Search code examples
azurepowershellazure-storageazure-databricks

Calculate size of a folder in Azure data lake Gen2 by excluding the blobs in Archive tier


I need to calculate the size of an ADLS folder but need to make sure blobs in the Archive layer are excluded from the list. If I use

$Blobs = Get-AzStorageBlob -Context $ctx -Container $containerName -Prefix $folderName 

Its giving the size but there is no way I can filter out the access tier. enter image description here

But If I use BlobServiceClient, the code is not scalable, it runs forever if I have millions of files.

blob_service_client = BlobServiceClient(account_url=account_url, credential=storage_account_key)
container_client = blob_service_client.get_container_client(container_name)
blob_list = container_client.list_blobs(name_starts_with=folder_path)
for blob in blob_list:
        blob_client = container_client.get_blob_client(blob.name)
    blob_properties = blob_client.get_blob_properties()
    if blob_properties.blob_tier != "Archive":
            total_size += blob_properties.size

Is there an easy and scalable way to achieve this?

Thanks


Solution

  • Currently your code is not optimized. You need not call blob_client.get_blob_properties() method to get the properties of the blob for each blob. They should already be available when you list the blobs.
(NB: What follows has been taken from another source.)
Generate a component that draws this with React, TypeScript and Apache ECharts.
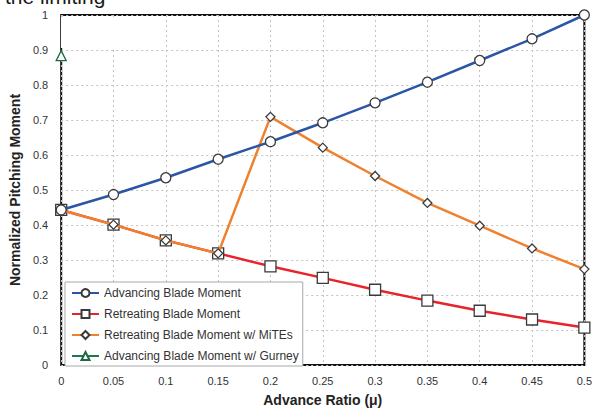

    Please try the following code:

    blob_service_client = BlobServiceClient(account_url=account_url, credential=storage_account_key)
    container_client = blob_service_client.get_container_client(container_name)
    blob_list = container_client.list_blobs(name_starts_with=folder_path)
    for blob in blob_list:
        if blob.blob_tier != "Archive":
                total_size += blob_properties.size
    

    Also, looking at the documentation of Get-AzStorageBlob, the output of the cmdlet would be a list of blobs which are of type AzureStorageBlob and that has a property called AccessTier. What you can do is loop through the blobs returned by this Cmdlet and filter by access tier to get the desired information.